- Task description -
Without the pictures, write out all the lines below exactly as they appear.
====================
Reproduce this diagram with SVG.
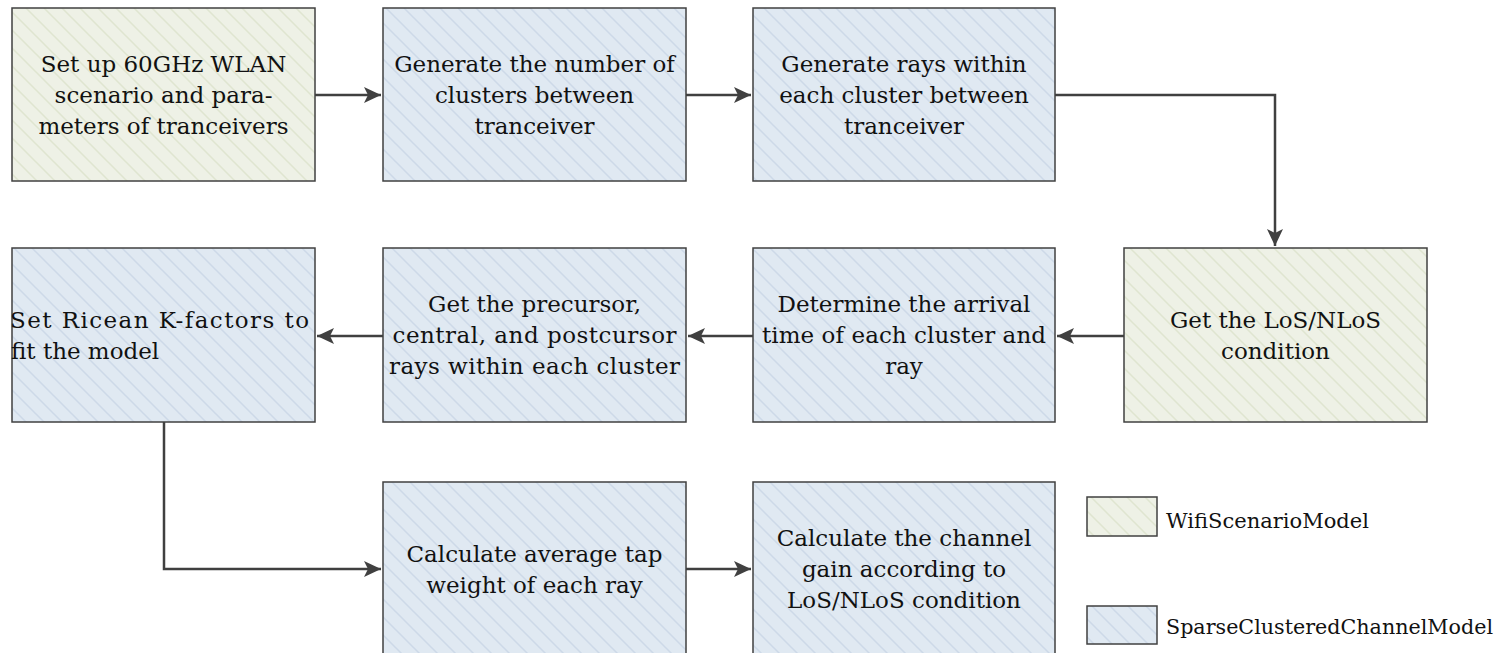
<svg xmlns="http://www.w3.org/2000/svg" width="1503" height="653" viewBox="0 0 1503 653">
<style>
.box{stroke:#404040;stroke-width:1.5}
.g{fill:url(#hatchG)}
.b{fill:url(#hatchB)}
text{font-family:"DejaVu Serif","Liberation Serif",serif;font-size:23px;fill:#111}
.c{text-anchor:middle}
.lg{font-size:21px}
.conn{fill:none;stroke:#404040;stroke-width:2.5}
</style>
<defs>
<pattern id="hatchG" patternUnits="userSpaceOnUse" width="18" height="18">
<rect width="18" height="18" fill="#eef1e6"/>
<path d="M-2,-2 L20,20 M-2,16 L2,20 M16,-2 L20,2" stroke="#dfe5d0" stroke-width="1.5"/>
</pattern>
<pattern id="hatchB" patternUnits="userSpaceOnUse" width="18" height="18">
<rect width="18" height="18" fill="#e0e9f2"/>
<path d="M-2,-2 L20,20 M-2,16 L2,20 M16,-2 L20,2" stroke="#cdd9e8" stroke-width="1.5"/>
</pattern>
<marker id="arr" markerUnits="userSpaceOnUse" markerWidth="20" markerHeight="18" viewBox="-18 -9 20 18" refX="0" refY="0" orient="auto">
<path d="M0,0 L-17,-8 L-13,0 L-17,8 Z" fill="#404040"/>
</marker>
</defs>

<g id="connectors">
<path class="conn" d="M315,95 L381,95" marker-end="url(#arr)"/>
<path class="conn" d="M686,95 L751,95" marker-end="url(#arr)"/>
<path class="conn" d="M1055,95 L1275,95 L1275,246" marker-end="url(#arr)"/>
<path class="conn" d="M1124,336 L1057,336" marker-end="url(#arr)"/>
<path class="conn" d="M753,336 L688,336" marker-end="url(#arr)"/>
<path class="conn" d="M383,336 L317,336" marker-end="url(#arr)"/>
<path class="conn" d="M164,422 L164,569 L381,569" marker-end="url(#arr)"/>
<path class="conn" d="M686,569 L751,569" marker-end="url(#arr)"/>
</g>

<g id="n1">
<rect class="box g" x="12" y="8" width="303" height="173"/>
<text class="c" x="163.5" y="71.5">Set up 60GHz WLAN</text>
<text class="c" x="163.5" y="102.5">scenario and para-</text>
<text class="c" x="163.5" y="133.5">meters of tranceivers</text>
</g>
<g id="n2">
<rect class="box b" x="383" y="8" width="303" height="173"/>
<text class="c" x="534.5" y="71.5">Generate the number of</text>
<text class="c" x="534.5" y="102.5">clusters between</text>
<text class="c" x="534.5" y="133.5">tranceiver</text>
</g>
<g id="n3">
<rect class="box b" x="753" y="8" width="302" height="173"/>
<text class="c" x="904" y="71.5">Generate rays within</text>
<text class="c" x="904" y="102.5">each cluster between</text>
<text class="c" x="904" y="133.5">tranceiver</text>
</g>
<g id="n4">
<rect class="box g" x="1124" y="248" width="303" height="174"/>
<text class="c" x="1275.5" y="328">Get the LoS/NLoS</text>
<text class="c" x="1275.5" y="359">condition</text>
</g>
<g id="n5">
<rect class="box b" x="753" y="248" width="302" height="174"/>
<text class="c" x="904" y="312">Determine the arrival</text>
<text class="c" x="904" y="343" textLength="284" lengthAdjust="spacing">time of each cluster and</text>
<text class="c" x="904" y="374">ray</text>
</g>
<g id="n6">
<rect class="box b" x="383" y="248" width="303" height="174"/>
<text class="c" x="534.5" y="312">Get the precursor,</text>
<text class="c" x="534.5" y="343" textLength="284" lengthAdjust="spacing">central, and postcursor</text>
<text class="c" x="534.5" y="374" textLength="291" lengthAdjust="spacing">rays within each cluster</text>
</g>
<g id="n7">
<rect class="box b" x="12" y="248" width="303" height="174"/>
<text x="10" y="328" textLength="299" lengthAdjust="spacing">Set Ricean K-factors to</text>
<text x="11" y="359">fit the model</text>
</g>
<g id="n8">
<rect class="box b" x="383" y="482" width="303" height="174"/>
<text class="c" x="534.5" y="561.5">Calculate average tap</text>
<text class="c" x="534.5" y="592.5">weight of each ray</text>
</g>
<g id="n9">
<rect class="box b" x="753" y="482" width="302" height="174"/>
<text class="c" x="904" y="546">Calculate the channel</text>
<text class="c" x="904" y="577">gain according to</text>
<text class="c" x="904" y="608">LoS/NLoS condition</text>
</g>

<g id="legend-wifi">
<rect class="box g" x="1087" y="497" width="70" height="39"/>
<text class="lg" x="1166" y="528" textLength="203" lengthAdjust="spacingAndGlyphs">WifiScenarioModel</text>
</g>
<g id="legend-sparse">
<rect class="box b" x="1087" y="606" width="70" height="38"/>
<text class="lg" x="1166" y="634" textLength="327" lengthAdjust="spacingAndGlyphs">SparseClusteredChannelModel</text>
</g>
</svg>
====================
- Complete response -
Reproduce this diagram with SVG.
<svg xmlns="http://www.w3.org/2000/svg" width="1503" height="653" viewBox="0 0 1503 653">
<style>
.box{stroke:#404040;stroke-width:1.5}
.g{fill:url(#hatchG)}
.b{fill:url(#hatchB)}
text{font-family:"DejaVu Serif","Liberation Serif",serif;font-size:23px;fill:#111}
.c{text-anchor:middle}
.lg{font-size:21px}
.conn{fill:none;stroke:#404040;stroke-width:2.5}
</style>
<defs>
<pattern id="hatchG" patternUnits="userSpaceOnUse" width="18" height="18">
<rect width="18" height="18" fill="#eef1e6"/>
<path d="M-2,-2 L20,20 M-2,16 L2,20 M16,-2 L20,2" stroke="#dfe5d0" stroke-width="1.5"/>
</pattern>
<pattern id="hatchB" patternUnits="userSpaceOnUse" width="18" height="18">
<rect width="18" height="18" fill="#e0e9f2"/>
<path d="M-2,-2 L20,20 M-2,16 L2,20 M16,-2 L20,2" stroke="#cdd9e8" stroke-width="1.5"/>
</pattern>
<marker id="arr" markerUnits="userSpaceOnUse" markerWidth="20" markerHeight="18" viewBox="-18 -9 20 18" refX="0" refY="0" orient="auto">
<path d="M0,0 L-17,-8 L-13,0 L-17,8 Z" fill="#404040"/>
</marker>
</defs>

<g id="connectors">
<path class="conn" d="M315,95 L381,95" marker-end="url(#arr)"/>
<path class="conn" d="M686,95 L751,95" marker-end="url(#arr)"/>
<path class="conn" d="M1055,95 L1275,95 L1275,246" marker-end="url(#arr)"/>
<path class="conn" d="M1124,336 L1057,336" marker-end="url(#arr)"/>
<path class="conn" d="M753,336 L688,336" marker-end="url(#arr)"/>
<path class="conn" d="M383,336 L317,336" marker-end="url(#arr)"/>
<path class="conn" d="M164,422 L164,569 L381,569" marker-end="url(#arr)"/>
<path class="conn" d="M686,569 L751,569" marker-end="url(#arr)"/>
</g>

<g id="n1">
<rect class="box g" x="12" y="8" width="303" height="173"/>
<text class="c" x="163.5" y="71.5">Set up 60GHz WLAN</text>
<text class="c" x="163.5" y="102.5">scenario and para-</text>
<text class="c" x="163.5" y="133.5">meters of tranceivers</text>
</g>
<g id="n2">
<rect class="box b" x="383" y="8" width="303" height="173"/>
<text class="c" x="534.5" y="71.5">Generate the number of</text>
<text class="c" x="534.5" y="102.5">clusters between</text>
<text class="c" x="534.5" y="133.5">tranceiver</text>
</g>
<g id="n3">
<rect class="box b" x="753" y="8" width="302" height="173"/>
<text class="c" x="904" y="71.5">Generate rays within</text>
<text class="c" x="904" y="102.5">each cluster between</text>
<text class="c" x="904" y="133.5">tranceiver</text>
</g>
<g id="n4">
<rect class="box g" x="1124" y="248" width="303" height="174"/>
<text class="c" x="1275.5" y="328">Get the LoS/NLoS</text>
<text class="c" x="1275.5" y="359">condition</text>
</g>
<g id="n5">
<rect class="box b" x="753" y="248" width="302" height="174"/>
<text class="c" x="904" y="312">Determine the arrival</text>
<text class="c" x="904" y="343" textLength="284" lengthAdjust="spacing">time of each cluster and</text>
<text class="c" x="904" y="374">ray</text>
</g>
<g id="n6">
<rect class="box b" x="383" y="248" width="303" height="174"/>
<text class="c" x="534.5" y="312">Get the precursor,</text>
<text class="c" x="534.5" y="343" textLength="284" lengthAdjust="spacing">central, and postcursor</text>
<text class="c" x="534.5" y="374" textLength="291" lengthAdjust="spacing">rays within each cluster</text>
</g>
<g id="n7">
<rect class="box b" x="12" y="248" width="303" height="174"/>
<text x="10" y="328" textLength="299" lengthAdjust="spacing">Set Ricean K-factors to</text>
<text x="11" y="359">fit the model</text>
</g>
<g id="n8">
<rect class="box b" x="383" y="482" width="303" height="174"/>
<text class="c" x="534.5" y="561.5">Calculate average tap</text>
<text class="c" x="534.5" y="592.5">weight of each ray</text>
</g>
<g id="n9">
<rect class="box b" x="753" y="482" width="302" height="174"/>
<text class="c" x="904" y="546">Calculate the channel</text>
<text class="c" x="904" y="577">gain according to</text>
<text class="c" x="904" y="608">LoS/NLoS condition</text>
</g>

<g id="legend-wifi">
<rect class="box g" x="1087" y="497" width="70" height="39"/>
<text class="lg" x="1166" y="528" textLength="203" lengthAdjust="spacingAndGlyphs">WifiScenarioModel</text>
</g>
<g id="legend-sparse">
<rect class="box b" x="1087" y="606" width="70" height="38"/>
<text class="lg" x="1166" y="634" textLength="327" lengthAdjust="spacingAndGlyphs">SparseClusteredChannelModel</text>
</g>
</svg>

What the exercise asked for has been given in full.